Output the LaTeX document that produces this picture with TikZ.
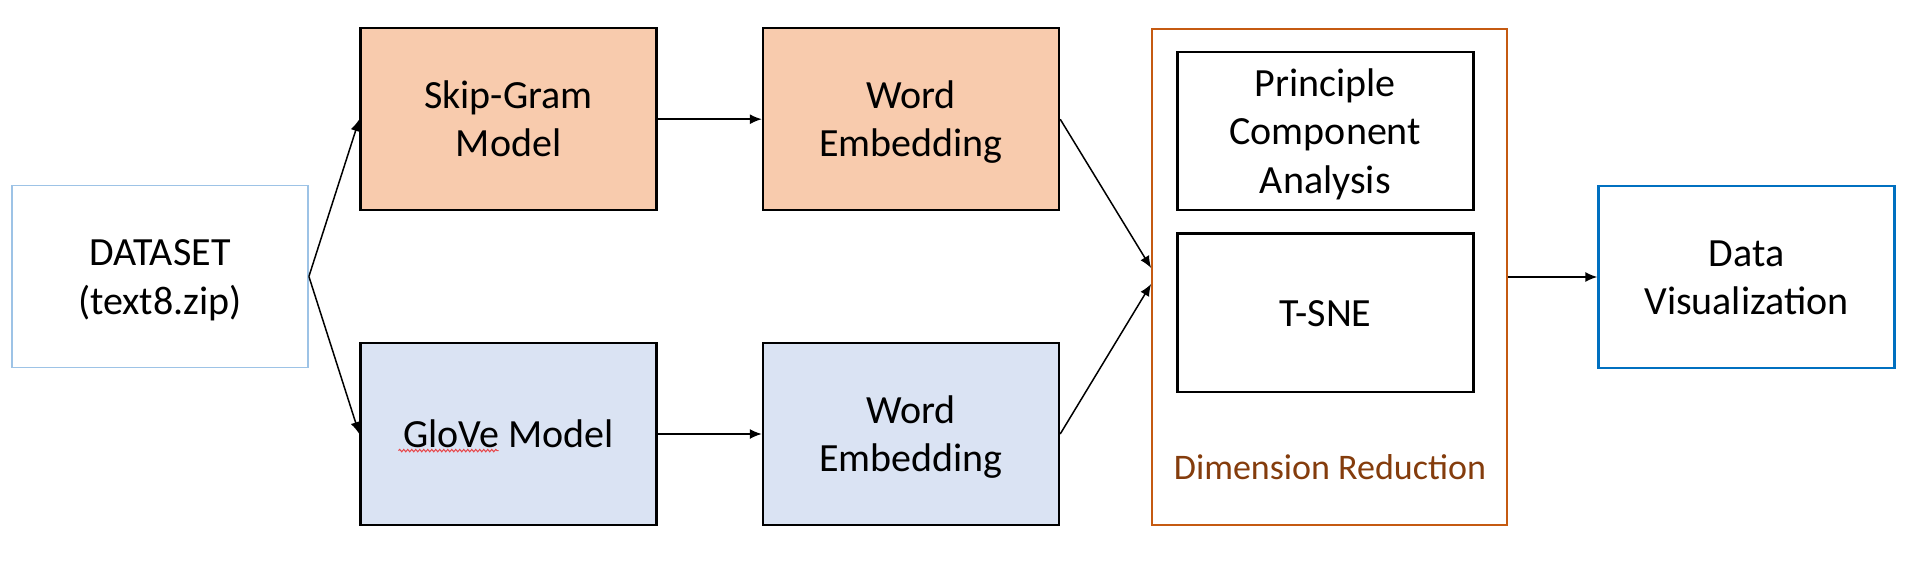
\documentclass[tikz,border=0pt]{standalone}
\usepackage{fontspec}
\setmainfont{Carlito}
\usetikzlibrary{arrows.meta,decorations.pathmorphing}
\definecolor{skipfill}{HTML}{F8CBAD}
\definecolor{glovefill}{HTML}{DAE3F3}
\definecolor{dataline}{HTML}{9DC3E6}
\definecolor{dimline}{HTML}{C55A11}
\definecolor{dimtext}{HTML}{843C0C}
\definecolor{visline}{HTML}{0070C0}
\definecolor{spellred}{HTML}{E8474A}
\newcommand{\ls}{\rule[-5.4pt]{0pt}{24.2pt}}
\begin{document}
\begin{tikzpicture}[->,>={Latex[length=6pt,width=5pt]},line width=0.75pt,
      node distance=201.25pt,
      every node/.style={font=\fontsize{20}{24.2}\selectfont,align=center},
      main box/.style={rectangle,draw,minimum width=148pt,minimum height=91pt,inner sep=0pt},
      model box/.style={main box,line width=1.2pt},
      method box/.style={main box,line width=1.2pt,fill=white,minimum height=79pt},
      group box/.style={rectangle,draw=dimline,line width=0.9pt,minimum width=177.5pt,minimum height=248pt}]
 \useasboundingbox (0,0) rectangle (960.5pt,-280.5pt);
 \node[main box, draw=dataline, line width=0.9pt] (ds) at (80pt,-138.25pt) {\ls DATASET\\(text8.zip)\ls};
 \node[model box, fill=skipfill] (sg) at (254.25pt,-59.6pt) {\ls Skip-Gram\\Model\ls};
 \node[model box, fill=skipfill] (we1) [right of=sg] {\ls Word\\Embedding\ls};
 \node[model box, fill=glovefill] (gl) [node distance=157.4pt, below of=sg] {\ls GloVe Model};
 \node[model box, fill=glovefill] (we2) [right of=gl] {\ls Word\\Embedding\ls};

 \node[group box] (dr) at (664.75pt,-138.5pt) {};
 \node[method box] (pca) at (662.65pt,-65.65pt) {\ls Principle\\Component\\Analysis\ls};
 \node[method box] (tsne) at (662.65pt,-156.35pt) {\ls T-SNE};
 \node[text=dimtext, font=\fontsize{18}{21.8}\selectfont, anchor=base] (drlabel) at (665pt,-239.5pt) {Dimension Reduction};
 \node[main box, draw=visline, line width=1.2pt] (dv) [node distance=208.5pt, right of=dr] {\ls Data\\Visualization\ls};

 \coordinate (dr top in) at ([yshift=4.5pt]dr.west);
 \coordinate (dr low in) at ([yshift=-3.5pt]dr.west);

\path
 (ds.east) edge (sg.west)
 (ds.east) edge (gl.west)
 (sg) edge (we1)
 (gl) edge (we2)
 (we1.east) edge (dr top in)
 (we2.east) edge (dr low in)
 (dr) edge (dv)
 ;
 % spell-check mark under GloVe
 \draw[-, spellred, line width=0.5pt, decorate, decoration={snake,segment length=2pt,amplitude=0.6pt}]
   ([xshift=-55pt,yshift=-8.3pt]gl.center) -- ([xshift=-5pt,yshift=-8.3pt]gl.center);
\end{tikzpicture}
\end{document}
------------------------------------
## WRITTEN EXERCISE
Reproduce the material above verbatim; omit every picture.

## RESPONSE TO THE EXERCISE
Output the LaTeX document that produces this picture with TikZ.
\documentclass[tikz,border=0pt]{standalone}
\usepackage{fontspec}
\setmainfont{Carlito}
\usetikzlibrary{arrows.meta,decorations.pathmorphing}
\definecolor{skipfill}{HTML}{F8CBAD}
\definecolor{glovefill}{HTML}{DAE3F3}
\definecolor{dataline}{HTML}{9DC3E6}
\definecolor{dimline}{HTML}{C55A11}
\definecolor{dimtext}{HTML}{843C0C}
\definecolor{visline}{HTML}{0070C0}
\definecolor{spellred}{HTML}{E8474A}
\newcommand{\ls}{\rule[-5.4pt]{0pt}{24.2pt}}
\begin{document}
\begin{tikzpicture}[->,>={Latex[length=6pt,width=5pt]},line width=0.75pt,
      node distance=201.25pt,
      every node/.style={font=\fontsize{20}{24.2}\selectfont,align=center},
      main box/.style={rectangle,draw,minimum width=148pt,minimum height=91pt,inner sep=0pt},
      model box/.style={main box,line width=1.2pt},
      method box/.style={main box,line width=1.2pt,fill=white,minimum height=79pt},
      group box/.style={rectangle,draw=dimline,line width=0.9pt,minimum width=177.5pt,minimum height=248pt}]
 \useasboundingbox (0,0) rectangle (960.5pt,-280.5pt);
 \node[main box, draw=dataline, line width=0.9pt] (ds) at (80pt,-138.25pt) {\ls DATASET\\(text8.zip)\ls};
 \node[model box, fill=skipfill] (sg) at (254.25pt,-59.6pt) {\ls Skip-Gram\\Model\ls};
 \node[model box, fill=skipfill] (we1) [right of=sg] {\ls Word\\Embedding\ls};
 \node[model box, fill=glovefill] (gl) [node distance=157.4pt, below of=sg] {\ls GloVe Model};
 \node[model box, fill=glovefill] (we2) [right of=gl] {\ls Word\\Embedding\ls};

 \node[group box] (dr) at (664.75pt,-138.5pt) {};
 \node[method box] (pca) at (662.65pt,-65.65pt) {\ls Principle\\Component\\Analysis\ls};
 \node[method box] (tsne) at (662.65pt,-156.35pt) {\ls T-SNE};
 \node[text=dimtext, font=\fontsize{18}{21.8}\selectfont, anchor=base] (drlabel) at (665pt,-239.5pt) {Dimension Reduction};
 \node[main box, draw=visline, line width=1.2pt] (dv) [node distance=208.5pt, right of=dr] {\ls Data\\Visualization\ls};

 \coordinate (dr top in) at ([yshift=4.5pt]dr.west);
 \coordinate (dr low in) at ([yshift=-3.5pt]dr.west);

\path
 (ds.east) edge (sg.west)
 (ds.east) edge (gl.west)
 (sg) edge (we1)
 (gl) edge (we2)
 (we1.east) edge (dr top in)
 (we2.east) edge (dr low in)
 (dr) edge (dv)
 ;
 % spell-check mark under GloVe
 \draw[-, spellred, line width=0.5pt, decorate, decoration={snake,segment length=2pt,amplitude=0.6pt}]
   ([xshift=-55pt,yshift=-8.3pt]gl.center) -- ([xshift=-5pt,yshift=-8.3pt]gl.center);
\end{tikzpicture}
\end{document}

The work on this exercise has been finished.